Davis' nephew, Judge L. Scott Melville, spoke on the attributes of respect, dignity and honor, and how Davis worked to earn them.
"Black men, brown men, yellow men, red men and women of all colors could not acquire those attributes through birth. They had to earn them," Melville said. "Ben understood these rules of American politics, and he was determined to overcome them. Not by demonstrating, not by denouncing, not by complaining, not by whining, but by succeeding.
"He was determined to succeed. This is what motivated him. He tried to instill in each of his officers the need to show by example that they were just as good as anybody else, and maybe even better."

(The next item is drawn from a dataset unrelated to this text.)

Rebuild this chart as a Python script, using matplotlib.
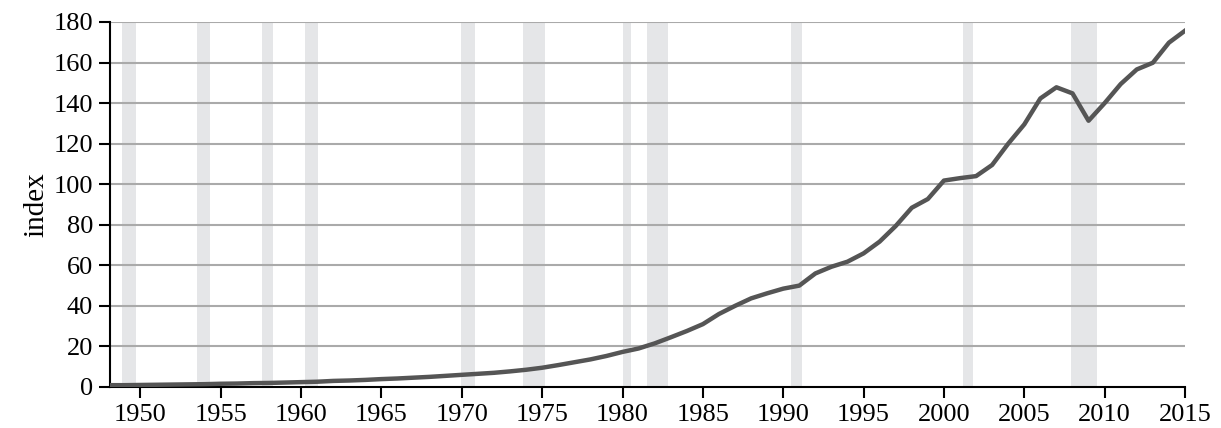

At Arlington National Cemetery, as is military tradition, a horse pulled Davis' casket on a caisson to the gravesite. Tuskegee Airmen served as honorary pallbearers.
During the Arlington service, the Air Force honor guard rendered the time-honored courtesies to a hero passed: a cannon salute, a lone bugler playing taps and the passing of the American flag to the next of kin.
Davis' memory was also honored with a heritage flyover, including a vintage P-51 Mustang painted in the Tuskegee Airmen's flying colors, F-16 Fighting Falcons and F-15 Eagles. The fliers paid tribute to their fallen comrade and leader with a missing man formation, traditionally reserved for military aviators killed in the line of duty.
Davis' survivors include his sister, Elnora D. McLendon, and many nieces and nephews.